You mean to tell me that you don’t recycle paper in your office?!
I have no solution for your present dilemmas, but I do appreciate both your efforts and those of the drug companies, and their reps.
Comment by Joan — May 17, 2005 @ 6:28 am
One of the great things about being out of a private office and back in the hospital…almost NO drug reps!
And I agree w/Joan-recycling is clearly the way to go.
Comment by Abby — May 18, 2005 @ 12:24 am
So if the drug rep did not come to you, how diligent would you be in seeking out new drug information? What would be a better, more efficent method for getting this information to the doctors?
Comment by Deborah — May 18, 2005 @ 10:27 pm
My stepdaughter used to work for a doctor that made drug reps schedule their visits to his office. He was too busy doctoring to have side meetings with drug reps. To me, that’s a good thing for the office admin to do.. “give me your literature, etc.. we’ll call you later”.
Comment by Lisa — May 22, 2005 @ 12:47 am
Was it the Duragesic rep trying to persuade you not to prescribe the new generic version, or the Pallidone rep trying to persuade you to use this instead of Oxycontin which is going generic?!

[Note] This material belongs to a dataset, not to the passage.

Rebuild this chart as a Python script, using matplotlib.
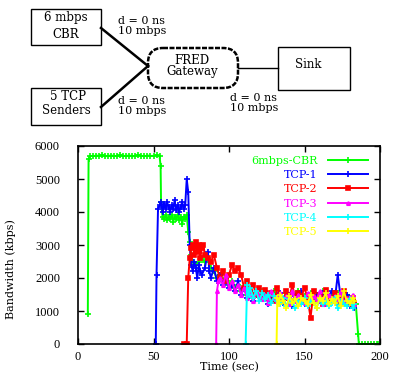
import numpy as np
import matplotlib.pyplot as plt
from matplotlib.patches import Rectangle, FancyBboxPatch

plt.rcParams['font.family'] = ['DejaVu Serif']

# --- dane ---
cbr_t = [6.5, 7, 8, 10, 12, 14, 16, 18, 20, 22, 24, 26, 28, 30, 32, 34, 36, 38, 40, 42, 44, 46, 48, 50, 52, 54,
         54.7, 55, 56, 57, 58, 59, 60, 61, 62, 63, 64, 65, 66, 67, 68, 69, 70, 71, 72, 73, 74, 75, 76, 78, 80, 82,
         84, 86, 88, 90, 92, 94, 96, 98, 100, 102, 104, 106, 108, 110, 112, 114, 116, 118, 120, 122, 124, 126,
         128, 130, 132, 134, 136, 138, 140, 142, 144, 146, 148, 150, 152, 154, 156, 158, 160, 162, 164, 166,
         168, 170, 172, 174, 176, 178, 180, 182, 184, 185.5, 186, 188, 190, 192, 194, 196, 198, 199]
cbr_v = [900, 5600, 5700, 5690, 5710, 5700, 5720, 5690, 5700, 5710, 5700, 5690, 5720, 5700, 5700, 5710, 5690, 5700,
         5720, 5700, 5690, 5710, 5700, 5700, 5720, 5700,
         5400, 4300, 3850, 3800, 3900, 3750, 3850, 3800, 3900, 3700, 3850, 3800, 3900, 3750, 3850, 3650, 3850, 3800,
         3900, 3400, 3100, 2700, 2500, 2400, 2500, 2600, 2500, 2600, 2300, 2200, 2000, 2100, 1900, 2000, 1800,
         1900, 1700, 1800, 1600, 1700, 1500, 1600, 1400, 1550, 1450, 1600, 1350, 1500, 1450, 1600, 1400, 1500,
         1350, 1550, 1450, 1300, 1500, 1600, 1400, 1450, 1300, 1550, 1400, 1500, 1350, 1600, 1450, 1400, 1500,
         1300, 1550, 1450, 1400, 1500, 1350, 1300, 1200, 300, 0, 0, 0, 0, 0, 0, 0, 0]

tcp1_t = [51.5, 52, 53, 54, 55, 56, 57, 58, 59, 60, 61, 62, 63, 64, 65, 66, 67, 68, 69, 70, 71, 72, 73, 74, 75,
          76, 77, 78, 79, 80, 81, 82, 84, 86, 87, 88, 90, 92, 94, 96, 98, 100, 102, 104, 106, 108, 110, 112, 114,
          116, 118, 120, 122, 124, 126, 128, 130, 132, 134, 136, 138, 140, 142, 144, 146, 148, 150, 152, 154, 156,
          158, 160, 162, 164, 166, 168, 170, 172, 174, 176, 178, 180, 182, 183]
tcp1_v = [0, 2100, 4100, 4200, 4300, 4000, 4250, 4100, 4300, 4150, 4000, 4200, 4100, 4350, 4050, 4200, 4000, 4150,
          4300, 4100, 4200, 5000, 4600, 3000, 2400, 2200, 2500, 2300, 2000, 2400, 2200, 2100, 2300, 2800, 2200,
          2000, 2300, 1900, 2100, 1800, 1900, 1700, 1800, 1600, 1900, 1500, 1700, 1400, 1600, 1300, 1500, 1450,
          1350, 1600, 1200, 1500, 1400, 1300, 1550, 1250, 1400, 1500, 1150, 1450, 1300, 1600, 1200, 1400, 1350,
          1250, 1500, 1300, 1550, 1200, 1450, 1600, 1300, 2100, 1400, 1250, 1500, 1150, 1300, 1100]

tcp2_t = [70, 72, 73, 74, 75, 76, 77, 78, 79, 80, 81, 82, 83, 84, 86, 88, 90, 92, 94, 96, 98, 100, 102, 104, 106,
          108, 110, 112, 114, 116, 118, 120, 122, 124, 126, 128, 130, 132, 134, 136, 138, 140, 142, 144, 146, 148,
          150, 152, 154, 156, 158, 160, 162, 164, 166, 168, 170, 172, 174, 176, 178, 180, 182, 183]
tcp2_v = [0, 0, 2000, 2600, 2900, 3000, 2700, 3100, 2800, 3000, 2600, 2900, 3000, 2700, 2600, 2500, 2700, 2300,
          2000, 2200, 1900, 2100, 2400, 2200, 2300, 2100, 1700, 1900, 1600, 1800, 1500, 1700, 1450, 1650, 1400,
          1550, 1300, 1700, 1450, 1350, 1600, 1400, 1800, 1300, 1550, 1450, 1700, 1400, 800, 1600, 1350, 1500,
          1200, 1650, 1400, 1300, 1550, 1250, 1450, 1600, 1350, 1200, 1400, 1250]

tcp3_t = [91.5, 92, 93, 94, 96, 98, 100, 102, 104, 106, 108, 110, 112, 114, 116, 118, 120, 122, 124, 126, 128,
          130, 132, 134, 136, 138, 140, 142, 144, 146, 148, 150, 152, 154, 156, 158, 160, 162, 164, 166, 168, 170,
          172, 174, 176, 178, 180, 182, 183]
tcp3_v = [0, 1600, 1900, 2000, 1800, 2100, 1700, 1900, 1600, 1800, 1500, 1700, 1400, 1550, 1300, 1600, 1450, 1350,
          1500, 1250, 1600, 1400, 1300, 1550, 1350, 1450, 1200, 1600, 1300, 1500, 1400, 1250, 1550, 1350, 1450,
          1300, 1600, 1200, 1400, 1500, 1300, 1450, 1350, 1600, 1250, 1400, 1300, 1500, 1200]

tcp4_t = [111, 112, 113, 114, 116, 118, 120, 122, 124, 126, 128, 130, 132, 134, 136, 138, 140, 142, 144, 146, 148,
          150, 152, 154, 156, 158, 160, 162, 164, 166, 168, 170, 172, 174, 176, 178, 180, 182, 183]
tcp4_v = [0, 1800, 1500, 1700, 1400, 1600, 1300, 1550, 1350, 1500, 1250, 1450, 1300, 1200, 1400, 1150, 1350, 1250,
          1100, 1300, 1200, 1400, 1150, 1300, 1250, 1100, 1350, 1200, 1300, 1150, 1250, 1400, 1100, 1300, 1200,
          1150, 1350, 1100, 1200]

tcp5_t = [131.5, 132, 133, 134, 136, 138, 140, 142, 144, 146, 148, 150, 152, 154, 156, 158, 160, 162, 164, 166,
          168, 170, 172, 174, 176, 178, 180, 182, 183]
tcp5_v = [0, 1400, 1200, 1500, 1300, 1100, 1450, 1250, 1350, 1150, 1400, 1300, 1200, 1500, 1250, 1100, 1400, 1300,
          1550, 1200, 1350, 1250, 1450, 1150, 1600, 1300, 1250, 1400, 1300]

serie = [
    ('6mbps-CBR', cbr_t, cbr_v, '#00ff00', '+', 5),
    ('TCP-1', tcp1_t, tcp1_v, '#0000ff', '+', 5),
    ('TCP-2', tcp2_t, tcp2_v, '#ff0000', 's', 3),
    ('TCP-3', tcp3_t, tcp3_v, '#ff00ff', '^', 2.5),
    ('TCP-4', tcp4_t, tcp4_v, '#00ffff', '+', 5),
    ('TCP-5', tcp5_t, tcp5_v, '#ffff00', '+', 5),
]

fig = plt.figure(figsize=(3.93, 3.76), dpi=100)

# --- schema site (souradnice v pixelech) ---
sch = fig.add_axes([0, 0, 1, 1])
sch.set_xlim(0, 393)
sch.set_ylim(376, 0)
sch.axis('off')
fs = 8.5

sch.add_patch(Rectangle((31, 9), 70, 36, fill=False, lw=1, ec='black'))
sch.add_patch(Rectangle((31, 88), 70, 37, fill=False, lw=1, ec='black'))
sch.add_patch(Rectangle((278, 47), 72, 43, fill=False, lw=1, ec='black'))
sch.add_patch(FancyBboxPatch((158, 58), 70, 20, boxstyle='round,pad=10,rounding_size=15',
                             fill=False, lw=1.8, ec='black', ls=(0, (2, 0.6))))
sch.plot([101, 148], [28, 66], color='black', lw=1.8)
sch.plot([101, 148], [107, 66], color='black', lw=1.8)
sch.plot([238, 278], [68, 68], color='black', lw=1)

sch.text(66, 18, '6 mbps', ha='center', va='center', fontsize=fs)
sch.text(66, 34, 'CBR', ha='center', va='center', fontsize=fs)
sch.text(68, 97, '5 TCP', ha='center', va='center', fontsize=fs)
sch.text(66, 111, 'Senders', ha='center', va='center', fontsize=fs)
sch.text(192, 60, 'FRED', ha='center', va='center', fontsize=fs)
sch.text(192, 72, 'Gateway', ha='center', va='center', fontsize=fs)
sch.text(308, 64, 'Sink', ha='center', va='center', fontsize=fs)
for x, y in [(118, 21), (118, 101), (230, 98)]:
    sch.text(x, y, 'd = 0 ns', ha='left', va='center', fontsize=8)
    sch.text(x, y + 10, '10 mbps', ha='left', va='center', fontsize=8)

# --- graf ---
ax = fig.add_axes([78 / 393, 1 - 344 / 376, 302 / 393, 198 / 376])
for nazev, t, v, barva, znacka, ms in serie:
    ax.plot(t, v, color=barva, lw=1.4, marker=znacka, ms=ms, mew=1.2, label=nazev)

ax.set_xlim(0, 200)
ax.set_ylim(0, 6000)
ax.set_xticks(np.arange(0, 201, 50))
ax.set_yticks(np.arange(0, 6001, 1000))
ax.tick_params(direction='in', top=True, right=True, length=4, width=1)
ax.tick_params(axis='y', pad=13)
ax.tick_params(axis='x', pad=5)
for lab in ax.get_xticklabels() + ax.get_yticklabels():
    lab.set_fontfamily('Liberation Serif')
    lab.set_fontsize(9)
for s in ax.spines.values():
    s.set_linewidth(1.2)
ax.set_xlabel('Time (sec)', fontsize=8)
ax.set_ylabel('Bandwidth (kbps)', fontsize=8)
ax.xaxis.set_label_coords(0.5, -0.09)
ax.yaxis.set_label_coords(-0.205, 0.38)

leg = ax.legend(loc='upper right', bbox_to_anchor=(0.96, 0.95), frameon=False, markerfirst=False,
                prop={'size': 8}, handlelength=3.6, handletextpad=0.9, labelspacing=0.38,
                borderpad=0, borderaxespad=0, labelcolor='linecolor')

fig.savefig('out.png', dpi=100)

Comment by Tim — May 23, 2005 @ 9:31 pm
I’m a nurse and I have no idea why, but drug reps sometimes come to the hospital and give us their propaganda. Don’t they know that we don’t prescribe drugs? Regardless, we are always happy to see them because they bring us pens and chocolate. At least the smart ones do. But, I do feel a little guilty because whatever gift they give me just adds to the cost of the drug. The consumer eventially pays for my pens and chocolate.